“A resposta não está nos livros nem sequer na Constituição mas no contributo empenhado que devemos dar.”
Perante a galopante subida dos casos detetados de covid-19, o discurso oficial mudou de tom e a oposição lá se vai agarrando ao que pode. Paira no ar uma sensação que é um misto de desespero e impotência. Desespero porque já ninguém sabe verdadeiramente que medidas tomar. Impotência porque a situação começa a estar fora de controlo.
O crescimento do número de casos é alarmante e bem podem dizer que já era esperado. Ainda o tempo da gripe não chegou e já superámos todas as cifras negras. O que será dentro de poucas semanas quando o início de uma normal constipação dará origem a todo um processo de verificação clínica sobre o estado real do paciente. Claro que o SNS (Serviço Nacional de Saúde) já está a rebentar pelas costuras e todos têm consciência da incapacidade de responder às necessidades das populações. Aqui deveriam entrar os decisores políticos. Para fazer escolhas e correr riscos.
António Costa diz, embora poucos acreditem, que não gosta de parecer autoritário, mas que a pandemia tem de ser dominada. Tem razão. A saúde pública tem de ser preservada nem que seja necessário recorrer a medidas que garantam a ordem e previnam comportamentos impróprios. Tudo o que contribua para mais rapidamente detetar um foco de infeção deve ser aproveitado. A aplicação StayAway Covid é apenas isso. Mas logo surgem vozes de alarme declarando não estarem salvaguardados os direitos, liberdades e garantias dos cidadãos. A questão constitucional é irrelevante? Claro que não. Mas a reação à sugestão de reforçar a utilização desta rede de prevenção antes de a tornar quase obrigatória é desproporcionada e revela, por parte de alguns setores, um óbvio oportunismo político carregado de demagogia.
Todos os dias surgem mais casos e morrem pessoas. Cada um destes dias é mais um que atira a retoma das nossas vidas normais para mais longe. Conjugados criam o ambiente perfeito para a descrença e para o descalabro não apenas dos sistemas de proteção que construímos, mas também do modelo económico em que vivemos. Perante tudo isto o que é que vemos acontecer? Em vez de contributos para uma melhor organização dos meios de combate, como por exemplo fizeram os bastonários da Ordem dos Médicos, chamando a atenção para a imprescindibilidade de recorrer com urgência a todos os recursos disponíveis incluindo os privados – que só a miopia do olho esquerdo impede o Governo de avançar – eis que a prioridade de alguns se virou para a fiscalização da constitucionalidade de uma medida excecional que não pode ser desenquadrada do contexto de alarme social em que estamos a cair.

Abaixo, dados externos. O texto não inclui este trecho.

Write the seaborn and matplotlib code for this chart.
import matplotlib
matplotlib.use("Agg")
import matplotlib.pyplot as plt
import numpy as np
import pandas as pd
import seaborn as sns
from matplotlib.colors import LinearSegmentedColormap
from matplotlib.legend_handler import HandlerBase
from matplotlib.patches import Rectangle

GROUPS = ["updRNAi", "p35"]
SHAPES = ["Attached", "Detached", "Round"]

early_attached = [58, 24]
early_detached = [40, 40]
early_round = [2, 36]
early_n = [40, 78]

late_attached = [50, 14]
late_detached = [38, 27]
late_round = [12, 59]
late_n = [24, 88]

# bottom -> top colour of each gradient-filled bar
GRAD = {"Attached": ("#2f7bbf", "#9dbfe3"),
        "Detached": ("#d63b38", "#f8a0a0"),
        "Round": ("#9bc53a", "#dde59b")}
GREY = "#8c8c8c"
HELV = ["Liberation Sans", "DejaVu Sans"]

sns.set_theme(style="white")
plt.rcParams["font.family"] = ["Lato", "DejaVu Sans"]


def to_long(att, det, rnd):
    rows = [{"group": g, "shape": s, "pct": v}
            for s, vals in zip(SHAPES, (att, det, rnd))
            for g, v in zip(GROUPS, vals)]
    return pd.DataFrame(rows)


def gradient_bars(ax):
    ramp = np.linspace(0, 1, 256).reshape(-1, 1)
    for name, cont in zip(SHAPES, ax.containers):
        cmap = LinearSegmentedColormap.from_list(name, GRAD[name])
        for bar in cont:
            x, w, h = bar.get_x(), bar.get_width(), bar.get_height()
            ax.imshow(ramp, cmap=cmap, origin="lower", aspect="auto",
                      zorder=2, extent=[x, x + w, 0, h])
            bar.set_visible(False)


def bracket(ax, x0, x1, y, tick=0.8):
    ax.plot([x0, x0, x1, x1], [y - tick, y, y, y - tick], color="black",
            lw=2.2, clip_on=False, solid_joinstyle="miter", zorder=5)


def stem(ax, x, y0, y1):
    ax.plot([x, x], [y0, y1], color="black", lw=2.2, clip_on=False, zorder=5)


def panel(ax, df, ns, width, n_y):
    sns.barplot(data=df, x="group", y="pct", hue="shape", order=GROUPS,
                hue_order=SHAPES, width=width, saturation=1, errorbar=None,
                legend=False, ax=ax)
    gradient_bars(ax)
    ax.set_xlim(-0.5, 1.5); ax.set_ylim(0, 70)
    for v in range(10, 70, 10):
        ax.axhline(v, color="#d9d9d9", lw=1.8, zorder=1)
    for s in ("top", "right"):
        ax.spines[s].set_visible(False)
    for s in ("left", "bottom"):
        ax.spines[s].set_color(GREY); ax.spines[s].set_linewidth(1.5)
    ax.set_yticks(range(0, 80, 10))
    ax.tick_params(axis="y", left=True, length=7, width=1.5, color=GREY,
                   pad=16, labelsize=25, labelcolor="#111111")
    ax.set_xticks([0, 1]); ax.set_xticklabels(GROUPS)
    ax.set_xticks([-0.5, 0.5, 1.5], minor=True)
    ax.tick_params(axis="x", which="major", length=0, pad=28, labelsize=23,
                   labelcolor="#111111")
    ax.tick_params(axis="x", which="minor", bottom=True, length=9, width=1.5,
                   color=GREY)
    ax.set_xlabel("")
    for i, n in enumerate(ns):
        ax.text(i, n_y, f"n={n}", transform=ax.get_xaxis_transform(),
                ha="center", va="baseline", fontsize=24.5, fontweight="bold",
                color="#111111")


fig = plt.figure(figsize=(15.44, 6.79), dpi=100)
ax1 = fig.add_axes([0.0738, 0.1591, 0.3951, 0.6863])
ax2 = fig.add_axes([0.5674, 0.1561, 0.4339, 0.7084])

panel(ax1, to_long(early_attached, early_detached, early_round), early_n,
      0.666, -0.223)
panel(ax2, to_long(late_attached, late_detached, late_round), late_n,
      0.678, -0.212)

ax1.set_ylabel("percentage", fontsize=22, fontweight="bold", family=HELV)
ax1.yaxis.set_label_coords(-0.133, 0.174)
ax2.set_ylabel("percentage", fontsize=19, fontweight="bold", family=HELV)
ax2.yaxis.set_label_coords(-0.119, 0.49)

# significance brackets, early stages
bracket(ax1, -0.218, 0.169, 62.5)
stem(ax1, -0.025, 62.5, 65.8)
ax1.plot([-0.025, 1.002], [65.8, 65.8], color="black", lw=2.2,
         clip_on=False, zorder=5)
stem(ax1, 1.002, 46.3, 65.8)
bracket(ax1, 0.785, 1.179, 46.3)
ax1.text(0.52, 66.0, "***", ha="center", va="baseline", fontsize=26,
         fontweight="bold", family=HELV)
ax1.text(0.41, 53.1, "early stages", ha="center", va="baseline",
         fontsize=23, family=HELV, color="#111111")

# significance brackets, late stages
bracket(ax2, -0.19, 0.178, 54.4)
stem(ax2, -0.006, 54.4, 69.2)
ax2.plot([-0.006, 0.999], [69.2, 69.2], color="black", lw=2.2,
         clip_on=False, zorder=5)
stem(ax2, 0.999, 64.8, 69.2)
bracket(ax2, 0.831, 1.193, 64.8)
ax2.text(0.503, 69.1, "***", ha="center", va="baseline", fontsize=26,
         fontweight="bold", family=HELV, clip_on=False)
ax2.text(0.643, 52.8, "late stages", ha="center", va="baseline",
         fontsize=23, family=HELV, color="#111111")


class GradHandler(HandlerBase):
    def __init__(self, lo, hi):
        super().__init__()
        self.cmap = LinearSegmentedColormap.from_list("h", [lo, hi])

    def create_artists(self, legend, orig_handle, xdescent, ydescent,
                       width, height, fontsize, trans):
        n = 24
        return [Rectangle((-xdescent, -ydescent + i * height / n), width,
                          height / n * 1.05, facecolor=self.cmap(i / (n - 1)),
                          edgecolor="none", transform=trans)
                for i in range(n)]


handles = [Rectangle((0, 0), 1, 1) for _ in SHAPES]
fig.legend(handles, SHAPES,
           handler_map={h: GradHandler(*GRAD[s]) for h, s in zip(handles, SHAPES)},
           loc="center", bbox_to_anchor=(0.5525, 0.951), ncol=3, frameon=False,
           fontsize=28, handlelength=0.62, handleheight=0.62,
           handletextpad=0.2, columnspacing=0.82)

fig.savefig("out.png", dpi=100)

Tempos excecionais exigem medidas de exceção. A bem ou a mal. Com maior ou menor compreensão por parte dos cidadãos. Está em causa a autoridade do Estado e o exercício do poder em nome de um bem maior. Não está em causa a liberdade de cada um.
Está em jogo a sobrevivência de todos. A irresponsabilidade de quem não percebe onde estamos e para onde caminhamos a passos muito rápidos encontra apenas paralelo na cegueira dos que ainda persistem na desvalorização dos efeitos pessoais, sociais e económicos desta desgraça que se abateu sobre nós. Estamos definitivamente em guerra. Contra a doença, contra o medo que ela gera, contra os efeitos que provoca nas nossas vidas. A resposta não está nos livros nem sequer na Constituição. Está nas ações concretas de todos os dias e no contributo empenhado que devemos dar para, pelo menos, não atrapalhar ainda mais a vida dos nossos semelhantes. É tempo de respeitar as decisões de quem tem legitimidade para as tomar. Ou dentro de alguns meses ainda haverá quem queira discutir a constitucionalidade da distribuição generalizada da vacina. Será que estas mentes iluminadas não percebem que o ridículo em que entraram pode mesmo matar?
É tempo de respeitar as decisões de quem tem legitimidade para as tomar.